I graduated from Harvard in 1997 and then joined a startup company in the bay area for a few years. I then left to work on a PhD at MIT. My PhD thesis, supervised by Silvio Micali, studied three aspects of non-interactive zero-knowledge proofs.

After PhD, I worked at the Zurich IBM Research Lab. In Fall 2007, I joined the faculty in the CS department at U. of Virginia in Charlottesville. I was promoted to Associate professor (tenure) in 2013. In 2016, I moved to Northeastern University, and was finally promoted to Professor in 2021. (Hint: If you move to a new university near your promotion boundary, I suggest negotiating on this point to avoid delays.)

I’ve received the NSF Career award, the Microsoft Faculty Fellowship Award, the FEST fellowship, an Amazon Research award, an SAIC research award, a Jacobs Future of Money research prize, a Google Faculty Research Award, and the 2016 U of Virginia Professor of the year award by the student ACM chapter.

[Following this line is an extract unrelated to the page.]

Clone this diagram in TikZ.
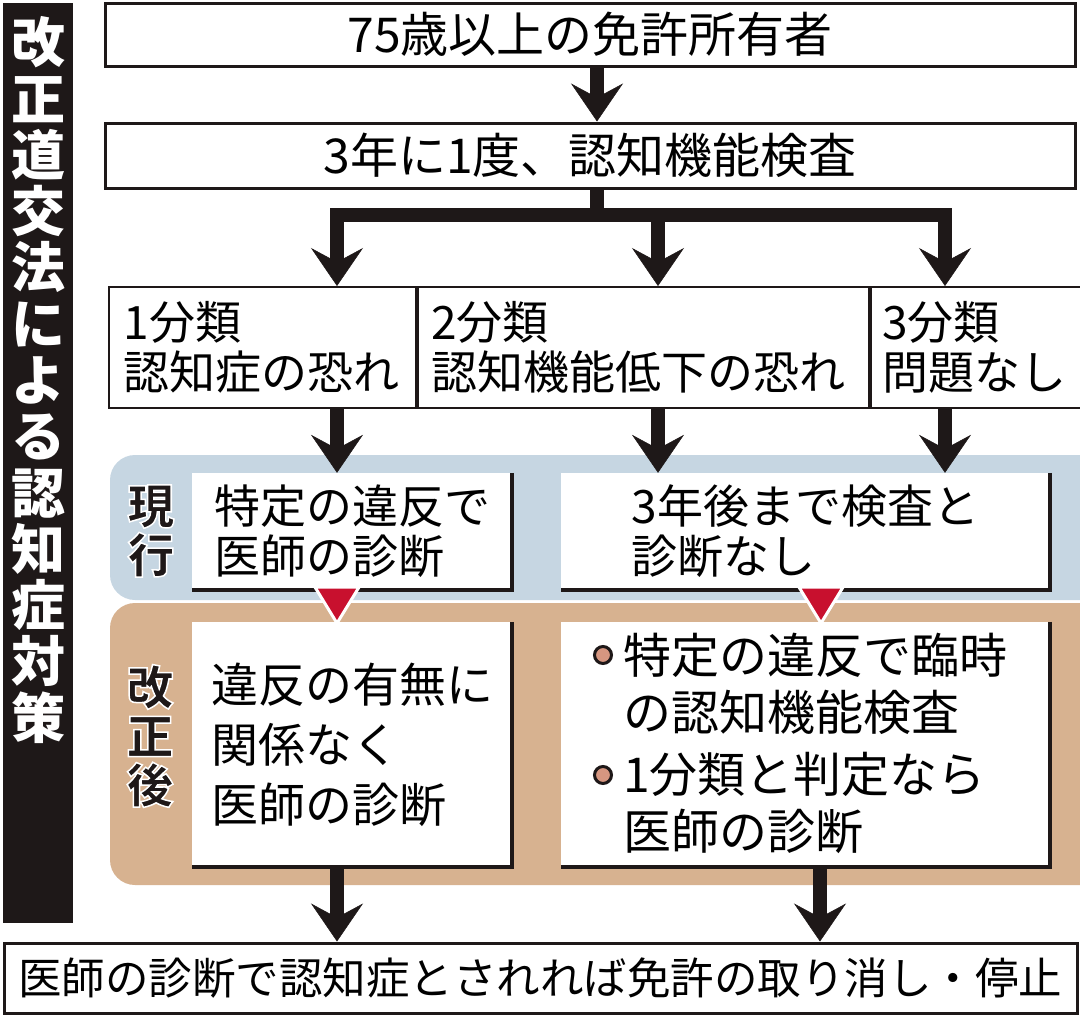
\documentclass[tikz,border=0pt]{standalone}
\usepackage{fontspec}
\setmainfont{Noto Sans CJK JP}
\usetikzlibrary{arrows.meta,positioning}

\definecolor{nowblue}{RGB}{198,214,226}
\definecolor{newtan}{RGB}{215,178,144}
\definecolor{markred}{RGB}{200,16,46}
\definecolor{dotfill}{RGB}{214,150,128}
\definecolor{inkblack}{RGB}{30,24,24}

% white rim round the band labels
\newcommand\rimtext[1]{\special{pdf:literal direct 2 Tr 1 1 1 RG 1.5 w}#1\special{pdf:literal direct 0 Tr 1 w}}

\begin{document}
\begin{tikzpicture}[x=1pt,y=-1pt,inner sep=0pt,
		box/.style={draw=inkblack,line width=3pt,fill=white,font=\fontsize{48}{52}\selectfont},
		class/.style={draw=inkblack,line width=2pt,fill=white,align=left,minimum height=121pt,font=\fontsize{46}{50}\selectfont},
		card/.style={fill=white,align=left,font=\fontsize{46}{50}\selectfont},
		fat/.style={draw=inkblack,line width=14pt},
		fatarrow/.style={fat,-{Stealth[length=38pt,width=52pt,inset=14pt,line width=0.5pt]}},
		shade/.style={draw=inkblack,line width=4pt},
		marker/.style={fill=markred,draw=white,line width=3pt,line join=miter},
		dot/.style={fill=dotfill,draw=inkblack,line width=3pt},
		lbl/.style={font=\bfseries\fontsize{47}{49}\selectfont,align=center,text=inkblack}]
	\useasboundingbox (0,0) rectangle (1080,1017);

	% bands
	\begin{scope}
		\clip (0,0) rectangle (1080,1017);
		\fill[nowblue,rounded corners=25pt] (110,455) rectangle (1130,600);
		\fill[newtan,rounded corners=25pt] (110,603) rectangle (1130,885);
	\end{scope}

	% title bar
	\fill[inkblack] (3,3) rectangle (73,923);
	\node[font=\bfseries\fontsize{54}{56.3}\selectfont,text=white,align=center] (title) at (38,380)
		{改\\正\\道\\交\\法\\に\\よ\\る\\認\\知\\症\\対\\策};

	% columns
	\coordinate (fork) at (597,215);
	\coordinate (colA) at (337,0);
	\coordinate (colB) at (658,0);
	\coordinate (colC) at (945,0);
	\coordinate (colD) at (820,0);

	\node[box,minimum width=970pt,minimum height=63pt] (holder) at (590,34.5) {75歳以上の免許所有者};
	\node[box,minimum width=970pt,minimum height=65pt,below=54pt of holder] (test) {3年に1度、認知機能検査};

	\node[class,minimum width=307pt,text width=278pt] (cls1) at (262.5,347.5) {1分類\\認知症の恐れ};
	\node[class,minimum width=451pt,text width=425pt,right=0pt of cls1] (cls2) {2分類\\認知機能低下の恐れ};
	\node[class,minimum width=210pt,text width=188pt,right=0pt of cls2] (cls3) {3分類\\問題なし};

	\node[card,minimum width=320pt,minimum height=117pt] (now1) at (352,531.5) {特定の違反で\\医師の診断};
	\node[card,minimum width=489pt,minimum height=117pt] (now2) at (805.5,531.5) {3年後まで検査と\\診断なし};
	\node[card,font=\fontsize{47}{60}\selectfont,minimum width=320pt,minimum height=245pt] (new1) at (352,744.5) {違反の有無に\\関係なく\\医師の診断};
	\node[card,minimum width=489pt,minimum height=245pt] (new2) at (805.5,744.5) {};
	\node[card,font=\fontsize{48}{57}\selectfont] (newtext) at (815,743) {特定の違反で臨時\\の認知機能検査\\[5pt]1分類と判定なら\\医師の診断};

	\node[box,font=\fontsize{43.5}{48}\selectfont,minimum width=1073pt,minimum height=70pt] (outcome) at (540.5,978)
		{医師の診断で認知症とされれば免許の取り消し・停止};

	% box shadows
	\foreach \b in {now1,now2,new1,new2}
		\draw[shade] (\b.north east) -- (\b.south east) -- (\b.south west);

	% bullets
	\filldraw[dot] (603,655) circle (8.5pt);
	\filldraw[dot] (603,775) circle (8.5pt);

	% band labels
	\node[lbl] (nowlbl) at (151,531) {\rimtext{現\\行}};
	\node[lbl] (newlbl) at (150,736) {\rimtext{改\\正\\後}};

	% arrows
	\draw[fatarrow] (holder.south -| fork) -- (test.north -| fork);
	\draw[fat] (test.south -| fork) -- (fork);
	\draw[fatarrow] (fork) -| (colA |- cls1.north);
	\draw[fatarrow] (fork) -| (colB |- cls2.north);
	\draw[fatarrow] (fork) -| (colC |- cls3.north);
	\draw[fatarrow] (colA |- cls1.south) -- (colA |- now1.north);
	\draw[fatarrow] (colB |- cls2.south) -- (colB |- now2.north);
	\draw[fatarrow] (colC |- cls3.south) -- (colC |- now2.north);
	\draw[fatarrow] (colA |- new1.south) -- (colA |- outcome.north);
	\draw[fatarrow] (colD |- new2.south) -- (colD |- outcome.north);

	% change markers
	\filldraw[marker] (colA |- now1.south) ++(-22,-3) -- ++(44,0) -- ++(-22,36) -- cycle;
	\filldraw[marker] (colD |- now2.south) ++(-21,-3) -- ++(44,0) -- ++(-22,36) -- cycle;
\end{tikzpicture}
\end{document}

I have three children with my partner and acclaimed architectural historian Cammy Brothers.

People wonder why I write my name in lower-case. There is no deep reason other than it was a habit I picked up in elementary school while learning to write cursive. I’m not picky about it, so take license and write it how you prefer.

My aunt is the celebrated Gujurati author, Himanshi Shelat, and my brother Anang runs a pediatric cancer research group at St. Judes.